Replication Topologies
HVR supports data replication across multiple heterogeneous systems. Below are basic replication topologies that allow you to construct any type of replication scenario to meet your business requirements.
Uni-directional (one-to-one)
This topology involves unidirectional data replication from a source location to a target location. This type of topology is common when customers look to offload reporting, feeding data lakes, and populating data warehouses.
Broadcast (one-to-many)
This topology involves one source location, from which data is distributed to multiple target locations. The one-to-many topology is often used to distribute the load across multiple identical systems, or capture once and deliver to multiple destinations.
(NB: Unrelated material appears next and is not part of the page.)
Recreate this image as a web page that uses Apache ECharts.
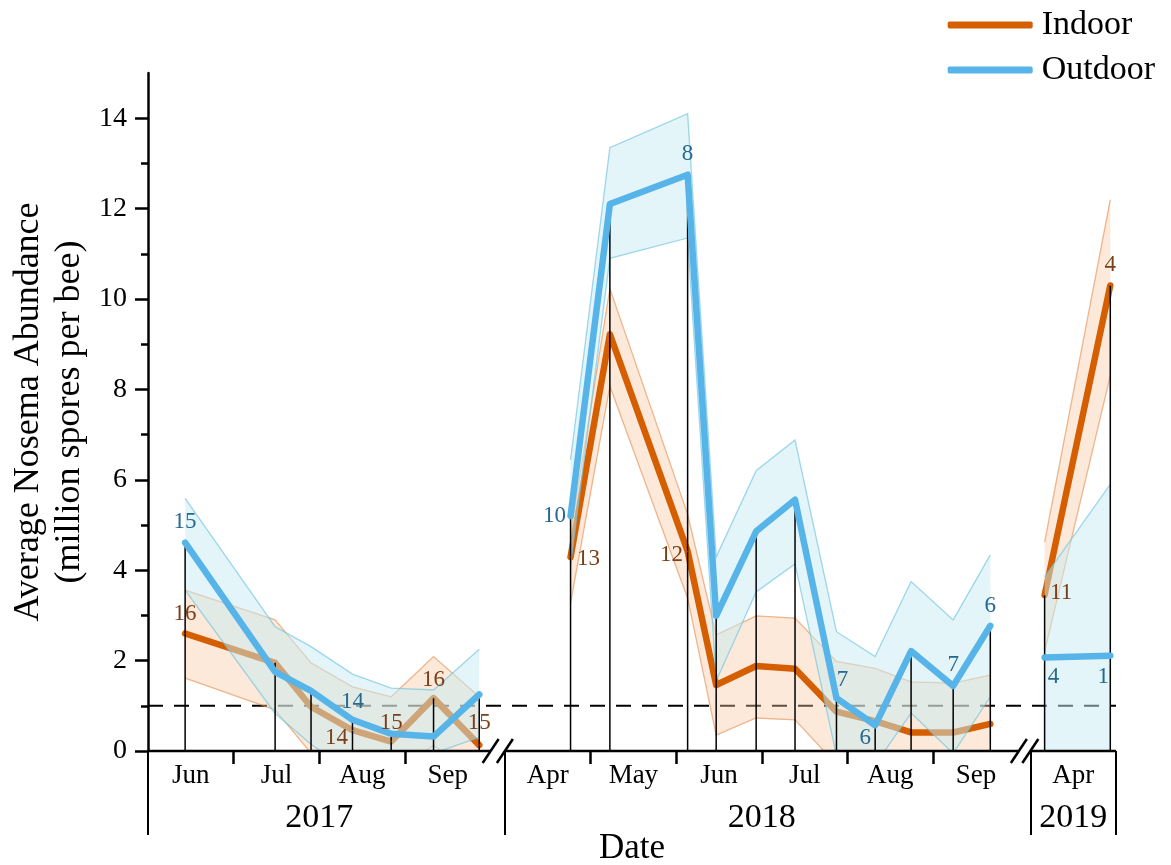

For example, this may be adopted for cloud technologies targeting both a file-based data lake using a distributed storage systems such as S3 or ADLS, as well as a relational database for analytics such as Snowflake, Redshift, or Azure Synapse Analytics.
Consolidation (many-to-one)
This topology involves multiple source locations consolidating data into one target location. The many-to-one is the topology for data warehouse or data lake consolidation projects, with multiple data sources feeding into a single destination, or for the use case of multiple distributed systems, typically containing a subset of data (e.g. local branches), all feeding into a central database for analytics and reporting.
Cascading
This topology involves a source location pushing data to a target location, whereas the target also acts as a source distributing the data out to multiple target locations. This is typically used to replicate data into a data warehouse and building individual data marts.
Bi-directional (active/active)
A bi-directional topology assumes that data is replicated in both directions, and end users (applications) modify data on both sides. It is also referred to as an active/active scenario to keep two systems in sync, giving the ability to share the replication load across the systems, as well as their high availability. This is typical in a geographically distributed setup, where the data should always be local to the application, or in a high availability setup. HVR provides a built-in loop-back detection mechanism to protect the systems from boomerang loop-back issues, as well as collision detection and resolution mechanism. For steps to configure a bi-directional replication, see section Configuring Multi-Directional Replication.
Multi-directional
A multi-directional active/active replication involves more than two locations that stay synced up. This is a typical scenario for geographically distributed systems, where any changes made to any node will be propagated to all the other nodes within this network. This type of replication generally introduces a number of additional challenges beyond regular active/active replication: network latency, bandwidth reliability, or a combination of these. HVR provides technology to address all these challenges, including automatic recovery via the built-in scheduler, optimized network communication with high data compression, etc. For steps to configure a multi-directional replication, see section Configuring Multi-Directional Replication.